In his home country, he regularly is musical director of great television shows. Since 2001, he is VTM's musical director for their annual Christmas Parade. In 2003 he did orchestrations for 50 years TV, Eurosong live on stage in the Sportpalais Antwerp organized by the national broadcast (VRT). He toured as musical director and arranger with the Belgian artists Will Tura, Jo Lemaire, Axelle Red and Nathalia.

He did arrangements for major orchestras, including the London Philharmonic Orchestra, the National Orchestra of Belgium, the Beethoven Academy, Philharmonic orchestra of Prague and the Flemish Radio Orchestra (VRO). By his experience with these orchestras and the use of acoustic, electronic instruments and computers, Willaert had the opportunity to collaborate with international artists such as Françoise Hardy, Johnny Logan, Toots Thielemans, Zucchero, Youssou N'Dour, Ozark Henry, Leo Sayer and Helmut Lotti.

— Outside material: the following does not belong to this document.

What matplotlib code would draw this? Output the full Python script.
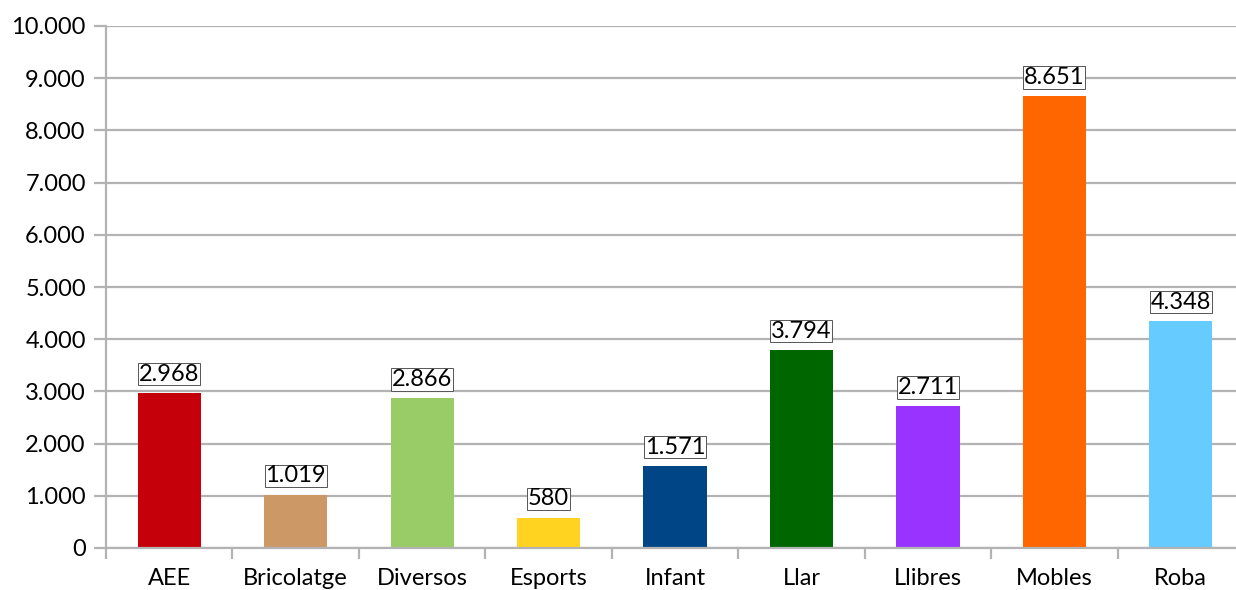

Recently, he is more and more active as a film score composer. He wrote music for the TV-series Stille Waters, Aspe, Thuis and Katarakt. In 2003 Willaert won for his score to Stille Waters the Prix Italia and Plateauprijs.

Meanwhile, he kept composing for film: Frank Van Mechelen's Indringer (2005) and De Hel van Tanger (2006), as well as, Vermist (2007) by director Jan Verheyen (for which he also write the track Waiting with Michael Leahy) and the Dutch movie Dunja en Desie in Marokko (2008) by Dana Nechushtan, and the Belgian films The Verdict (2013) and Belgian Rhapsody (2015).

== Selected works ==

=== Music for film, series, theatre and musicals ===
- Zoon van de Schrijnwerker (with Will Tura) (1988) (Theatre)
- Le Golden Boy (1996) (French movie)
- Stille Waters (TV-episode) (2002) Best sold Belgian soundtrack, Prix Italia
- Aspe 1 (TV-episodes) (2003–2004) based on the books of Pieter Aspe
- Halleluja (sitcom) (2005)
- De Indringer (2005) by Frank Van Mechelen
- Halleluja 2 (2006)
- Aspe 2 (2006)
- Elisabeth (TV-serie) (2006)
- De Hel van Tanger (2006) by Frank Van Mechelen
- Thuis (TV-soap) (2007)
- Aspe 3 (2007)
- Katarakt (TV-serie) (2007)
- Vermist by Jan Verheyen (2007)
- Dunja en Desie in Marokko (2008)
- Salamander (2011)
- Belgian Rhapsody (2014)
- Memory Lane (2024)
- Miss Moxy (2026)

=== Arrangements ===
Musicals, movies, projects

- Night of the Proms (1993)
- Les Nuits Fantastiques (1993)
- Extasy-the opera (1995) in Wenen
- When The Light Comes (1997) by Stijn Coninx
- Musicals by Studio 100
 Sneeuwwitje (1999)
 Assepoester (1999)
 Pinokkio (2000)
 Robin Hood (2001)
 Doornroosje (2002)
 3 biggetjes (2003)
 De Kleine Zeemeermin (2004)
- Kuifje en de zonnetempel (2001)
- Fishboy by Laurent Michelet (2005)
- Story of Us by Sandrine and "Opening Theme" for the soundtrack "Windkracht 10-koksijde rescue" (2007) by Hans Herbots
- Songs in the Key of Love, project by singer Sofie and the Beethoven Academie with conductor Dirk Brossé.
- Dank U Vlaanderen, project by Will Tura and the Flemish Radio Orchestra
- Nekka 2000

Albums
- Love album by Gunther Neefs (1998)
- Ik Voel Me Goed by Gunther Neefs (2000) (award of best Flemish production 2000)
- Louis Neefs, 20 years later (2000) (platinum award)
- En Dans by Clouseau (2002) (platinum award)
- Swing Is The Thing by Gunther Neefs (2002)
- Jo prend la mer by Jo Lemaire (2003)

=== Productions ===
- All studio/live- albums and singles by Will Tura from 1987–present (20 golden and platinum awards)
- Soundtrack Stille Waters (2001)
- A Moment (2002), full album by Severine Dore
- Songs by Natalia for the soundtrack Team Spirit II (2003) by Jan Verheyen
- This Time (2003), full album by Natalia (platinum award)
- I've only begun to fight (2004), single by Natalia (golden award)
- Higher Than The Sun (2004), single by Natalia (co-production with Vincent Pierins)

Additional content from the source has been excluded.